I'm working on compact and ordered set implementation.
It has internal data structure similar to new dict from Python 3.6.

It is still work in progress.  Comments, tests, and documents
should be updated.  But it passes existing tests excluding
test_sys and test_gdb (both tests checks implementation detail)
https://github.com/methane/cpython/pull/16

Before completing this work, I want to evaluate it.
Following is my current thoughts about the compact ordered set.

## Preserving insertion order

Order is not fundamental for set.  There are no order in set in the
math world.

But it is convenient sometime in real world.  For example, it makes
doctest easy.  When writing set to logs, we can use "grep" command
if print order is stable.  pyc is stable without PYTHONHASHSEED=0 hack.

Additionally, consistency with dict is desirable.  It removes one pitfall for
new Python users.  "Remove duplicated items from list" idiom become
`list(set(duplicated))` from `list(dict.fromkeys(duplicated))`.

## Memory efficiency

Hash table has dilemma.  To reduce collision rate,  hash table
should be sparse.  But it wastes memory.

Since current set is optimized for both of hit and miss cases,
it is more sparse than dict.  (It is bit surprise that set typically uses
more memory than same size dict!)

New implementation partially solve this dilemma.  It has sparse
"index table" which items are small (1byte when table size <= 256,
2bytes when table size <= 65536), and dense entry table (each item
has key and hash, which is 16bytes on 64bit system).

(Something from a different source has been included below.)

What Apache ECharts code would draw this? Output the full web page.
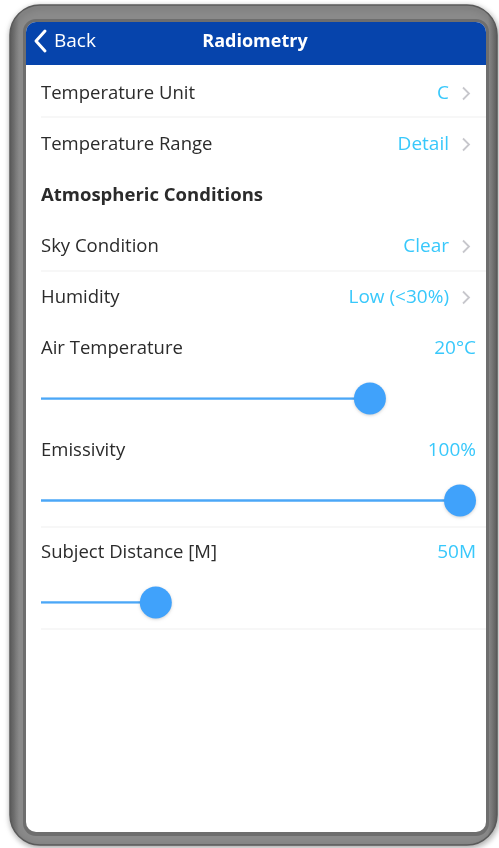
<!DOCTYPE html>
<html><head><meta charset="utf-8">
<script src="https://cdn.jsdelivr.net/npm/echarts@6/dist/echarts.min.js"></script>
<style>html,body{margin:0;padding:0;background:#fff;}#c{width:499px;height:848px;}</style>
</head><body><div id="c"></div>
<script>
// ---- data ----
const headerTitle = 'Radiometry';
const backLabel = 'Back';
const rowLabels = ['Temperature Unit', 'Temperature Range', 'Atmospheric Conditions', 'Sky Condition', 'Humidity'];
const rowValues = ['C', 'Detail', '', 'Clear', 'Low (<30%)'];
const rowIsHeader = [false, false, true, false, false];
const sliderLabels = ['Air Temperature', 'Emissivity', 'Subject Distance [M]'];
const sliderValueTexts = ['20°C', '100%', '50M'];
const sliderPositions = [78.5, 100, 27.4]; // percent of track

// ---- layout ----
const FONT = '"Open Sans", "Noto Sans", sans-serif';
const rowY0 = 93.5, rowStep = 51;
const sepYs = [117, 271, 527, 629];
const g = [];
// phone frame
g.push({type:'rect', z:-20, shape:{x:10,y:5,width:487,height:840,r:30},
  style:{fill:new echarts.graphic.LinearGradient(0,0,1,0,[{offset:0,color:'#5e5e5e'},{offset:0.02,color:'#8a8a8a'},{offset:0.98,color:'#8a8a8a'},{offset:1,color:'#5e5e5e'}]),
  stroke:'#5a5a5a', lineWidth:1.5, shadowBlur:6, shadowColor:'rgba(0,0,0,0.35)', shadowOffsetX:1, shadowOffsetY:2}});
g.push({type:'rect', z:-19, shape:{x:23,y:19,width:466,height:817,r:13}, style:{fill:'#6e6e6e'}});
g.push({type:'rect', z:-18, shape:{x:26,y:22,width:460,height:810,r:10}, style:{fill:'#ffffff'}});
// header
g.push({type:'rect', z:-17, shape:{x:26,y:22,width:460,height:43,r:[10,10,0,0]}, style:{fill:'#0644ac'}});
g.push({type:'polyline', z:-16, shape:{points:[[45,31],[36,41],[45,51]]}, style:{stroke:'#ffffff', lineWidth:3, fill:null, lineCap:'round', lineJoin:'round'}});
g.push({type:'text', z:-16, style:{text:backLabel, x:54, y:42, fill:'#ffffff', font:'19px '+FONT, textVerticalAlign:'middle'}});
g.push({type:'text', z:-16, style:{text:headerTitle, x:255, y:42, fill:'#ffffff', font:'bold 18px '+FONT, textAlign:'center', textVerticalAlign:'middle'}});
// separators
sepYs.forEach(y => g.push({type:'line', z:-16, shape:{x1:41,y1:y,x2:486,y2:y}, style:{stroke:'#efefef', lineWidth:1}}));
// list rows
rowLabels.forEach((t, i) => {
  const y = rowY0 + i * rowStep;
  g.push({type:'text', z:-16, style:{text:t, x:41, y:y, fill:'#2b2b2b', font:(rowIsHeader[i]?'bold ':'')+'18.5px '+FONT, textVerticalAlign:'middle'}});
  if (rowValues[i]) {
    g.push({type:'text', z:-16, style:{text:rowValues[i], x:449, y:y, fill:'#38c8fb', font:'19px '+FONT, textAlign:'right', textVerticalAlign:'middle'}});
    g.push({type:'polyline', z:-16, shape:{points:[[463,y-6],[469,y],[463,y+6]]}, style:{stroke:'#c7c7cc', lineWidth:1.8, fill:null}});
  }
});
// slider labels
sliderLabels.forEach((t, i) => {
  const y = rowY0 + (rowLabels.length + 2 * i) * rowStep;
  g.push({type:'text', z:-16, style:{text:t, x:41, y:y, fill:'#2b2b2b', font:'18.5px '+FONT, textVerticalAlign:'middle'}});
  g.push({type:'text', z:-16, style:{text:sliderValueTexts[i], x:476, y:y, fill:'#38c8fb', font:'19px '+FONT, textAlign:'right', textVerticalAlign:'middle'}});
});

const series = [];
sliderPositions.forEach((v, i) => {
  series.push({type:'line', data:[[0, i], [v, i]], symbol:'none', silent:true, z:2,
    lineStyle:{color:'#4ba7f7', width:2.5}});
});
series.push({type:'scatter', z:3, silent:true, symbolSize:32,
  data: sliderPositions.map((v, i) => [v, i]),
  itemStyle:{color:'#40a2fb', opacity:1, shadowBlur:3, shadowColor:'rgba(0,0,0,0.18)', shadowOffsetY:1}});

const chart = echarts.init(document.getElementById('c'), null, {renderer:'canvas'});
chart.setOption({
  animation:false,
  graphic:g,
  grid:{left:41, right:39, top:398.5, height:204},
  xAxis:{type:'value', min:0, max:100, show:false},
  yAxis:{type:'value', min:0, max:2, inverse:true, show:false},
  series:series
});
</script></body></html>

I use 1/2 for capacity rate for now.  So new implementation is
memory efficient when len(s) <= 32768.  But memory efficiency is
roughly equal to current implementation when 32768 < len(s) <= 2**31,
and worse than current implementation when len(s) > 2**31.

Here is quick test about memory usage.
https://gist.github.com/methane/98b7f43fc00a84964f66241695112e91

# Performance

pyperformance result:

$ ./python -m perf compare_to master.json oset2.json -G --min-speed=2
Slower (3):
- unpickle_list: 8.48 us +- 0.09 us -> 12.8 us +- 0.5 us: 1.52x slower (+52%)
- unpickle: 29.6 us +- 2.5 us -> 44.1 us +- 2.5 us: 1.49x slower (+49%)
- regex_dna: 448 ms +- 3 ms -> 462 ms +- 2 ms: 1.03x slower (+3%)

Faster (4):
- meteor_contest: 189 ms +- 1 ms -> 165 ms +- 1 ms: 1.15x faster (-13%)
- telco: 15.8 ms +- 0.2 ms -> 15.3 ms +- 0.2 ms: 1.03x faster (-3%)
- django_template: 266 ms +- 6 ms -> 259 ms +- 3 ms: 1.03x faster (-3%)
- unpickle_pure_python: 818 us +- 6 us -> 801 us +- 9 us: 1.02x faster (-2%)

Benchmark hidden because not significant (49)

unpickle and unpickle_list shows massive slowdown.  I suspect this slowdown
is not caused from set change.  Linux perf shows many pagefault is happened
in pymalloc_malloc.  I think memory usage changes hit weak point of pymalloc
accidentally.  I will try to investigate it.

On the other hand, meteor_contest shows 13% speedup.  It uses set.
Other doesn't show significant performance changes.

I need to write more benchmarks for various set workload.
I expect new set is faster on simple creation, iteration and destruction.
Especially, sequential iteration and deletion will reduce cache misses.
(e.g. https://bugs.python.org/issue32846 )

On the other hand, new implementation will be slow on complex
(heavy random add & del) case.

-----

Any comments are welcome.  And any benchmark for set workloads
are very welcome.

Regards,
--
INADA Naoki